Hard-Fi / The Rumble Strips - Manchester Central - 17.12.07
Its probably the first time in 8 years that Designer Magazine has been able to use the phrase "heavily influenced by Dexy's Midnight Runners" but the Rumble Strips are so indebted to the band they may as well call themselves the Kevin Rowland Appreciation Society. Note though far from being a bad thing the Rumble Strips obsession with all things Northern Soul is actually probably the best thing to happen to music since the likes of Orlando, My Life Story and kenickie were ruling the airwaves (well my airwaves anyway). In front of Designer Magazine a fan acts as giddy and excited as we imagine teenage girls would when the first wave of Motown hit Britain and she knows every single song within the first 3 seconds. With tracks like "Girls And Boys In Love" and "Time" its hard not to become enraptured by this band with Tom Gorbutt and Harry Clark's brass flourishes never intruding too much while managing to drive the song along. We're not even sure if regular bassist Sam Mansbridge is even mic'ed up when he bands the orange drum but it doesn't really matter - he looks as cool as f*ck. The Rumble Strips are possibly are favourite new-ish band and for the life of us we cant understand why they aren't headlining this show.
In the early days Hard Fi looked as if they were going to be one of the vital bands in the UK now lets face it they're just plain shite. Designer Magazine first witnessed the bands supporting the likes of the Bravery and Boy Kill Boy and each time they walked away taking the focus away from the headline bands, the mini album they released was one of those classic albums that recalled the Clash, early Primal Scream and like their support band tonight lots of Northern Soul. After that it all went downhill, the first official major label album "Star Of CCTV" was essentially the mini-album with a few bad pop singles added to it and the less said about the rancid back end of Britpop album that was "Once Upon A Time In The West" the better.

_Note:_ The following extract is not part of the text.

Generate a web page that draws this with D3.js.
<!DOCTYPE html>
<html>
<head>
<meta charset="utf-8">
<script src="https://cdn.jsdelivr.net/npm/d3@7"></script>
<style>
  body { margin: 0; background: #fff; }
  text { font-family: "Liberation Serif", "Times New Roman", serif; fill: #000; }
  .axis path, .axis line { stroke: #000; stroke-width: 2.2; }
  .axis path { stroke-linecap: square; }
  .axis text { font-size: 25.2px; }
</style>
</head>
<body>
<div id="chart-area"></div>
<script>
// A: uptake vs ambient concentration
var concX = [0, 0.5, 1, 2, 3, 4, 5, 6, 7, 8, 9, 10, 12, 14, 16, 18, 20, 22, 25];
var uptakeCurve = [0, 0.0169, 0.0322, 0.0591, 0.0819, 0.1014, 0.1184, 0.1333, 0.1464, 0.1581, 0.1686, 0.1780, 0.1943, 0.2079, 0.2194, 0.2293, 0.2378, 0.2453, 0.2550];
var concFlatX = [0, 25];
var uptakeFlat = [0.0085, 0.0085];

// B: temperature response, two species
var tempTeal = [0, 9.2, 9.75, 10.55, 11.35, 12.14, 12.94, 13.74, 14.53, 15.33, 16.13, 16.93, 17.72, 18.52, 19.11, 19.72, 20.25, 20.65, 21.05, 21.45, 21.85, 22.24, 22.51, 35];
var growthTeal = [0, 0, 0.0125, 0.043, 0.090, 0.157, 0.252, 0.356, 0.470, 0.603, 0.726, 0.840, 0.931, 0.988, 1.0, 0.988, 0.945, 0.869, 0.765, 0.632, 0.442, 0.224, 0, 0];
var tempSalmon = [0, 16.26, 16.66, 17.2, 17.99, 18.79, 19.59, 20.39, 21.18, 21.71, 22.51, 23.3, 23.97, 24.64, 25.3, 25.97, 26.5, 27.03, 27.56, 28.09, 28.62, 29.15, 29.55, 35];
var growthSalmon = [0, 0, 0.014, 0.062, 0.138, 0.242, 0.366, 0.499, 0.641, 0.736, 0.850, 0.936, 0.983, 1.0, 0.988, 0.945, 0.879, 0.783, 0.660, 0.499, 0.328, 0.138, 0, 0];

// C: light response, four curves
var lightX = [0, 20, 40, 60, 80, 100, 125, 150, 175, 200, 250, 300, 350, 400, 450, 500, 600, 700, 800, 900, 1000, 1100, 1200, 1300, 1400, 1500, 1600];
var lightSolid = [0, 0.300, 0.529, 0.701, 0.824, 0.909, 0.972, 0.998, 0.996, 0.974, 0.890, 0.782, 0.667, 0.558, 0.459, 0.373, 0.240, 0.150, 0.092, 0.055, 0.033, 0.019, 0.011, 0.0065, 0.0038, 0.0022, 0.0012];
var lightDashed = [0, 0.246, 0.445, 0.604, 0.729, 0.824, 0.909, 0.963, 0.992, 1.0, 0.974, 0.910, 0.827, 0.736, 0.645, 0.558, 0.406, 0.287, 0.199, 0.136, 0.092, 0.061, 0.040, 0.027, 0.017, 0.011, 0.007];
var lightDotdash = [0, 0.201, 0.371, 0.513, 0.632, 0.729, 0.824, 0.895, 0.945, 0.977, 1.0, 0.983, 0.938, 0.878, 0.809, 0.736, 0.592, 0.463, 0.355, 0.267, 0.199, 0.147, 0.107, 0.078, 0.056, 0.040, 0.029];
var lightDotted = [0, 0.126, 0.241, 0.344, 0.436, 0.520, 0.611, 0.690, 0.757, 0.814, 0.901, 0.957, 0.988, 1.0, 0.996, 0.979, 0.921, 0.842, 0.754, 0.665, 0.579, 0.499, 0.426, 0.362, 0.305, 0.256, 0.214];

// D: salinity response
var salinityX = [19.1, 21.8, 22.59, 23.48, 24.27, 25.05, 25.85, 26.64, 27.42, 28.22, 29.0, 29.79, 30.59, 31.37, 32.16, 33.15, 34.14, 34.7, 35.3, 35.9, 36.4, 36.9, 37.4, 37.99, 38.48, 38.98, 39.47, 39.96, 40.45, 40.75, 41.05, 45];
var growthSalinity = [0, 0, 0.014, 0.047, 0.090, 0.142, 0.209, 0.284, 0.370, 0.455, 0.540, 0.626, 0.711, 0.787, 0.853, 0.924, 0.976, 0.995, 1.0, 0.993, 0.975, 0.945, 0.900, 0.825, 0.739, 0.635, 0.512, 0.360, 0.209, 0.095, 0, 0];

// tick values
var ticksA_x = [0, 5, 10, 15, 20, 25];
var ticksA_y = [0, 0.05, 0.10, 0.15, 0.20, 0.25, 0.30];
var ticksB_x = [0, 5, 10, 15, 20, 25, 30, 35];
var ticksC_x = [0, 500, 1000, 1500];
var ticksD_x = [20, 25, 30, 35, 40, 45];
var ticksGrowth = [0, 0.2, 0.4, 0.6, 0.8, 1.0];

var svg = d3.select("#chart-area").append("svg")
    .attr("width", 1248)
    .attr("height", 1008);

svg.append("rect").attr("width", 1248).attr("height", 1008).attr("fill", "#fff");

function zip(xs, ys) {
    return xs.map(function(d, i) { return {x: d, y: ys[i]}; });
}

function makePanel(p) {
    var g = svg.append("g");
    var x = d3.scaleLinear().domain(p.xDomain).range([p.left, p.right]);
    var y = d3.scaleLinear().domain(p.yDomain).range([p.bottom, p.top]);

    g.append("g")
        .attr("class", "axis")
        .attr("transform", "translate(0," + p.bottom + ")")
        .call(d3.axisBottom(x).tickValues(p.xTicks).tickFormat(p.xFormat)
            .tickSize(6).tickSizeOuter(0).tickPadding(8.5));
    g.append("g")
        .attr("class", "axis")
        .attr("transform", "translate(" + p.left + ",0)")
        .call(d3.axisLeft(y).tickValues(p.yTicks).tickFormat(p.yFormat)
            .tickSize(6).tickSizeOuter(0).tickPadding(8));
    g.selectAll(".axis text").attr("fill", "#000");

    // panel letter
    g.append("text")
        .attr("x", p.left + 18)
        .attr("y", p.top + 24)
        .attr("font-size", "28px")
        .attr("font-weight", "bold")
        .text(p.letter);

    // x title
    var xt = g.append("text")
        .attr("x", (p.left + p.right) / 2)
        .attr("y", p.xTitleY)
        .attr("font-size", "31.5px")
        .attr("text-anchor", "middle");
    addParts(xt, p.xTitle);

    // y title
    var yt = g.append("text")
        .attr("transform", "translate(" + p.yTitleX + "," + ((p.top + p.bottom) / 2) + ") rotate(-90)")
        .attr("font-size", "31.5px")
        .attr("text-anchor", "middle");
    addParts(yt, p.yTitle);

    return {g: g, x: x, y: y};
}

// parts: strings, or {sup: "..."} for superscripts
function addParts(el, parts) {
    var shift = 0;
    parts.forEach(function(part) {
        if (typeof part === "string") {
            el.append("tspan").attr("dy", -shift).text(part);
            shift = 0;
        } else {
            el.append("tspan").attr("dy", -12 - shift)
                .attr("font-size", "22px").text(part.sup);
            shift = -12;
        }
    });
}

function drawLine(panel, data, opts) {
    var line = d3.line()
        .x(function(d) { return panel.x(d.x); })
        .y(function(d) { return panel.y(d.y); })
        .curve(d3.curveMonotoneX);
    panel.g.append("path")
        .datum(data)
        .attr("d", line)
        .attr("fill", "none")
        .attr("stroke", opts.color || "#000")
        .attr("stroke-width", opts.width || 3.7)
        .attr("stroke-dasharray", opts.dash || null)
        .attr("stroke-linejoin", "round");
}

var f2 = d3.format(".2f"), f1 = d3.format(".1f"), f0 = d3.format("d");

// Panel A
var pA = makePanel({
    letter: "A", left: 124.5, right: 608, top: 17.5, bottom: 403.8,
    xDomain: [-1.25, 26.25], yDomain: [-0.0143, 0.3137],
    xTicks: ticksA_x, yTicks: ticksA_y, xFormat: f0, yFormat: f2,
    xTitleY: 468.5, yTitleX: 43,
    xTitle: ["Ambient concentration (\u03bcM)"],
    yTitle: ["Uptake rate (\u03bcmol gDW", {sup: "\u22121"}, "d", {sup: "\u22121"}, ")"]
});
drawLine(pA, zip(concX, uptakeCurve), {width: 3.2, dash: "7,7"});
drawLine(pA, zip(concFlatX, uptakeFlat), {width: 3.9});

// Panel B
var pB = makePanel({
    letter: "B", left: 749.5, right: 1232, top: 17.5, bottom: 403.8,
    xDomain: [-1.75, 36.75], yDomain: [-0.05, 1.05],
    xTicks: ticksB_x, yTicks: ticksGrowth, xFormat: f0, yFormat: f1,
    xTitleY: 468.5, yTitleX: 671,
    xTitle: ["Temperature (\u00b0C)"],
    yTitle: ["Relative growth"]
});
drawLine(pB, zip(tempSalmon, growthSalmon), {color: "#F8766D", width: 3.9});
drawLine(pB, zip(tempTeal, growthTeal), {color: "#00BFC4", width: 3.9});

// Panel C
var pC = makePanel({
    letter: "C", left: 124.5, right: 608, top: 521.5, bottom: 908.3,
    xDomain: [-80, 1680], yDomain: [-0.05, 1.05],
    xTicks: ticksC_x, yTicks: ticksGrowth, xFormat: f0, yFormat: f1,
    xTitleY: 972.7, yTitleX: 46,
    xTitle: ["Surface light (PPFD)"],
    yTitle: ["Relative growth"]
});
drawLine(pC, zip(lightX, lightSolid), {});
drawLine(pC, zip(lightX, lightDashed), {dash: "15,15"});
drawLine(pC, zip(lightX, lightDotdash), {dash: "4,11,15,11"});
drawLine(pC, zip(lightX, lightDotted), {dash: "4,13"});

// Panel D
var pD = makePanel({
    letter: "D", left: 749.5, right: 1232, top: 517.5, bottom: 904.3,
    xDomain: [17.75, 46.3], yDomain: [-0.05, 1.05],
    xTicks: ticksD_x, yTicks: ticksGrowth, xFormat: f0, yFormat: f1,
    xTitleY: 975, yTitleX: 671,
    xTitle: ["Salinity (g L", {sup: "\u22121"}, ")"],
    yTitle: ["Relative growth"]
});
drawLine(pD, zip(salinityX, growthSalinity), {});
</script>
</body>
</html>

Live they've no become a charachiture of themselves. A cartoon Clash for a generation that knows f*ck all about politics and seemingly f*ck all about music by the indifferent look on most of the crowds faces. And yes we could of counted every single one because despite Richard Archers claim that there's 6000 people in Manchester Central were pretty sure they could have fitted the crowd into Manchester Academy and still had room for a few more.

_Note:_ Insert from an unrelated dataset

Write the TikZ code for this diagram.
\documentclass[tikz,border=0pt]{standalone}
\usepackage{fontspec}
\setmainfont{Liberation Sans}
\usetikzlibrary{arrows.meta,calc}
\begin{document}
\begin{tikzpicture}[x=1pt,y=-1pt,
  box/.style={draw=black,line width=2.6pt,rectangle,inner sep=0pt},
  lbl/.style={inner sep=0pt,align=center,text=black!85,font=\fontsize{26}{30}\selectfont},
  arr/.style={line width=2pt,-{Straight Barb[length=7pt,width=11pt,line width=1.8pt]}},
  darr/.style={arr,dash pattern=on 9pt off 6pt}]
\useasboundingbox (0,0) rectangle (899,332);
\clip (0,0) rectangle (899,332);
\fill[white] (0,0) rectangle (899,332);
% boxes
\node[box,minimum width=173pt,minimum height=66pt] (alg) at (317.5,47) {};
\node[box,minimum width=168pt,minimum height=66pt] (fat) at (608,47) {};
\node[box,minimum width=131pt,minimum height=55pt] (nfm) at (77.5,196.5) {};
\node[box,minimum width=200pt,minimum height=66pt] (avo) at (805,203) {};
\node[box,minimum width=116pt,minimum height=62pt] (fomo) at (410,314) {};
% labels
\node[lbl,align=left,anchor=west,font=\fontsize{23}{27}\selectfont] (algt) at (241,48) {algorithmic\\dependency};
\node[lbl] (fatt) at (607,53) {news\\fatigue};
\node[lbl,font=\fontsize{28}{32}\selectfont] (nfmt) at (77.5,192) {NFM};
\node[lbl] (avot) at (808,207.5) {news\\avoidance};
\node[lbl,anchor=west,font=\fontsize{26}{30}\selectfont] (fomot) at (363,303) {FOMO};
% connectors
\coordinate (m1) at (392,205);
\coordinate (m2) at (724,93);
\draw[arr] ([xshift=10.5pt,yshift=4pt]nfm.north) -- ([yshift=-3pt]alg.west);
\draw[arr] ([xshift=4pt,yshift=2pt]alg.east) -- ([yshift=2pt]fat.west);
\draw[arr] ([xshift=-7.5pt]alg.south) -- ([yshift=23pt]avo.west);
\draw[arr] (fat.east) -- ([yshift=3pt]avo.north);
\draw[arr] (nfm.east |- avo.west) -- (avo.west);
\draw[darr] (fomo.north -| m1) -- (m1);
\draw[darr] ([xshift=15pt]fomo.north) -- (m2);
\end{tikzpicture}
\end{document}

The main problem about most of the material tonight is that like the tail end of Britpop everything is covered with brass and string sections and seems to take Hurricane Number 1's "The Strongest Will Survive" as a reference point. Granted the first album was recorded in a garage and the album may have been a necessary exercise in studio wankery but you'd have felt by the time they got to the live stages they'd have felt the need to tone it down a bit. Only "We Need Love" and "Television" of the newer songs actually stand up as fine songs rather than fine production values and it isn't helped by the fact that each song has a backdrop reminiscent of 5ive or some trashy pop band.
Tonight's show is just about rescued by a collection of classic early tracks such "Cash Machine", "Gotta Reason" and "Hard To Beat". Even tonight, "Living For The Weekend" which I normally don't like stands tall over much of the set.
Whether Hard Fi will ever recover from this tour remains to be seen because its unlikely Designer Magazine will be back to put ourselves through it again unless Richard Archer takes a note out of The Rumble Strips book or looks back to his quality output with his long lost band Contempo. Hard Fi - the band that used to have soul and sold it!